Selon l’organisation, une explosion et des tirs ont été entendus dans l’enceinte de l’hôpital. L’armée israélienne aurait ordonné par mégaphone l’évacuation de l’hôpital avant de se retirer une heure plus tard.

« Les attaques contre le personnel et les établissements de santé sont devenues habituelles en Cisjordanie et se sont intensifiées depuis le 7 octobre. Le personnel de santé est régulièrement attaqué par l’armée israélienne, tandis que les ambulances ne peuvent pas se déplacer librement pour atteindre les blessés et les malades », a réagi le chef de mission de Médecins sans frontières dans les territoires palestiniens occupés, Renzo Fricke.

— Avec The Guardian, l’Agence France-Presse et l’Associated Press

Manifestation pro-Palestine à Montréal

« les gens continuent d’appuyer la Palestine »

Réclamant un cessez-le-feu immédiat, des milliers de personnes ont de nouveau manifesté dans les rues du centre-ville de Montréal samedi en soutien à la Palestine.

Des orateurs ont chauffé la foule qui se massait petit à petit au square Dorchester, malgré le temps froid contrastant avec les derniers jours.
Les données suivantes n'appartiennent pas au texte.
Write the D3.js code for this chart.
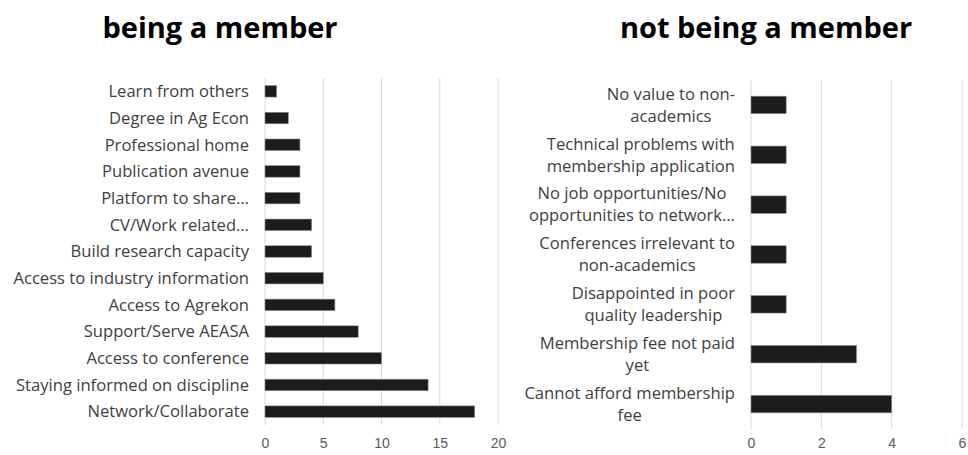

Les autorités ont estimé le nombre des manifestants à 10 000.

« On doit montrer à notre gouvernement que les gens continuent d’appuyer la Palestine », a lancé Rand, une travailleuse du secteur de la santé d’origine palestinienne qui dit avoir perdu plusieurs membres de sa famille dans les bombardements de la bande de Gaza.

Puis la foule est descendue dans la rue vers 15 h 30, suivant d’abord le boulevard René-Lévesque puis la rue Sainte-Catherine, encadrée par de nombreux policiers à vélo et à cheval.

« Mettre de la pression »

La position de Justin Trudeau, qui s’abstient de réclamer un cessez-le-feu, pousse de nombreux manifestants à descendre dans la rue, plus d’un mois après le début du conflit en Israël, explique une représentante du Palestinian Youth Movement, l’association derrière l’organisation de cette manifestation, Sarah Shamy.

Cette dernière se réjouit de constater que la mobilisation ne fléchit pas. « Ça ne ralentit pas et on voit différentes formes de pression », a-t-elle déclaré, citant le blocage du pont Jacques-Cartier jeudi dernier comme « la preuve qu’on est prêts à prendre tous les moyens pour mettre de la pression sur nos gouvernements ».

Le Service de police de la Ville de Montréal n’a signalé aucun débordement.

Le Palestinian Youth Movement convie ses supporteurs à un grand rassemblement national à Ottawa samedi prochain, un évènement que Sarah Shamy entrevoit comme « la plus importante manifestation en soutien à la Palestine de l’histoire du Canada ».